§ **Dataset excerpt**
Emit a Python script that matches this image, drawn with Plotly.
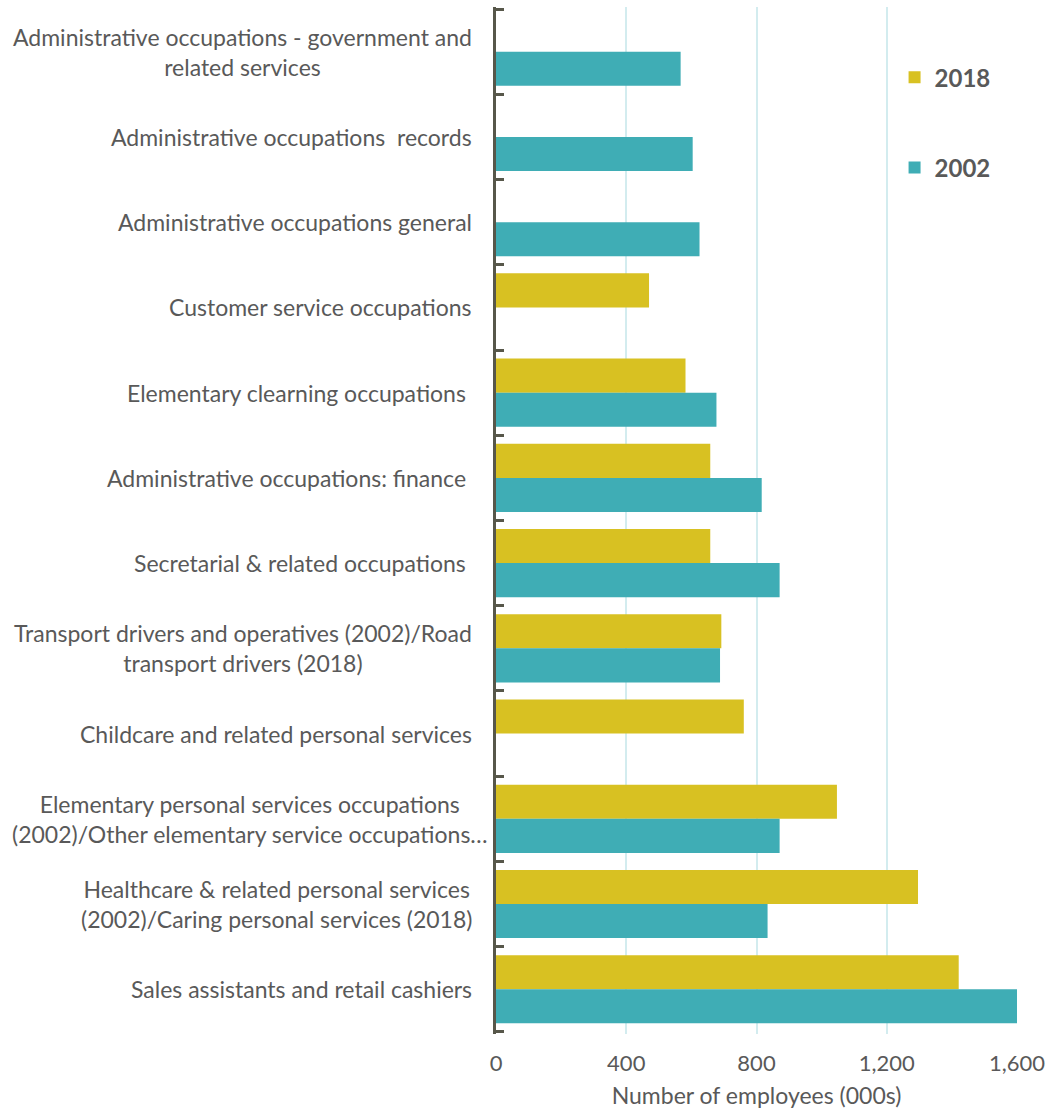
import plotly.graph_objects as go

# Category labels (top to bottom)
categories = [
    "Administrative occupations - government and<br>related services",
    "Administrative occupations\u00a0\u00a0records",
    "Administrative occupations general",
    "Customer service occupations",
    "Elementary clearning occupations\u00a0",
    "Administrative occupations: finance\u00a0",
    "Secretarial & related occupations\u00a0",
    "Transport drivers and operatives (2002)/Road<br>transport drivers (2018)",
    "Childcare and related personal services",
    "Elementary personal services occupations<br>(2002)/Other elementary service occupations…",
    "Healthcare & related personal services<br>(2002)/Caring personal services (2018)",
    "Sales assistants and retail cashiers",
]

values_2018 = [None, None, None, 470, 582, 658, 658, 692, 761, 1047, 1296, 1421]
values_2002 = [567, 604, 625, None, 677, 816, 871, 688, None, 871, 834, 1600]

x_ticks = [0, 400, 800, 1200, 1600]

YELLOW = "#D8C122"
TEAL = "#3FADB5"
TEXT = "#595959"
AXIS = "#57574A"
FONT = "Lato"

n = len(categories)
positions = list(range(n))                    # category slots on the y axis
boundaries = [i - 0.5 for i in range(n + 1)]  # category band edges (bracket ticks)
pad = 0.025                                   # keeps the end ticks inside the plot area

fig = go.Figure()
fig.add_trace(go.Bar(
    y=positions, x=values_2018, orientation="h", name="2018",
    marker=dict(color=YELLOW, line=dict(width=0)), legendgroup="a",
    hovertext=categories,
))
fig.add_trace(go.Bar(
    y=positions, x=values_2002, orientation="h", name="2002",
    marker=dict(color=TEAL, line=dict(width=0)), legendgroup="b",
    hovertext=categories,
))

for pos, c in zip(positions, categories):
    # truncated (overflowing) label sits a bit further right, as in the source
    shift = -6 if c.endswith("…") else -22
    fig.add_annotation(
        x=0, xref="paper", y=pos, yref="y", text=c, showarrow=False,
        xanchor="right", yanchor="middle", align="center", xshift=shift,
        font=dict(family=FONT, size=23, color=TEXT),
    )

fig.update_layout(
    width=1050, height=1110,
    margin=dict(l=496, r=33, t=7, b=76),
    paper_bgcolor="white", plot_bgcolor="white",
    barmode="group", bargap=0.2, bargroupgap=0,
    font=dict(family=FONT, color=TEXT),
    legend=dict(
        x=0.765, y=0.953, xanchor="left", yanchor="top",
        font=dict(family=FONT, size=24, color=TEXT, weight="bold"),
        tracegroupgap=56, bgcolor="rgba(0,0,0,0)",
    ),
    showlegend=True,
)

fig.update_xaxes(
    range=[0, 1600], tickvals=x_ticks, tickformat=",",
    showgrid=True, gridcolor="#D3ECEF", gridwidth=2,
    zeroline=False, showline=False, ticks="", automargin=False,
    ticklabelstandoff=14,
    tickfont=dict(family=FONT, size=22, color=TEXT),
    title=dict(text="Number of employees (000s)",
               font=dict(family=FONT, size=23, color=TEXT), standoff=12),
)

fig.update_yaxes(
    range=[n - 0.5 + pad, -0.5 - pad], tickmode="array", tickvals=boundaries,
    showticklabels=False, automargin=False,
    showline=True, linecolor=AXIS, linewidth=3,
    ticks="inside", ticklen=8, tickwidth=3, tickcolor=AXIS,
    showgrid=False, zeroline=False,
)

fig.write_html("out.html")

§ **What is needed**
Take the lines from the start of the material to the line with "import plotly.graph_objects as go", both included, and transcribe them exactly without the pictures.

§ **Task output**
Emit a Python script that matches this image, drawn with Plotly.
import plotly.graph_objects as go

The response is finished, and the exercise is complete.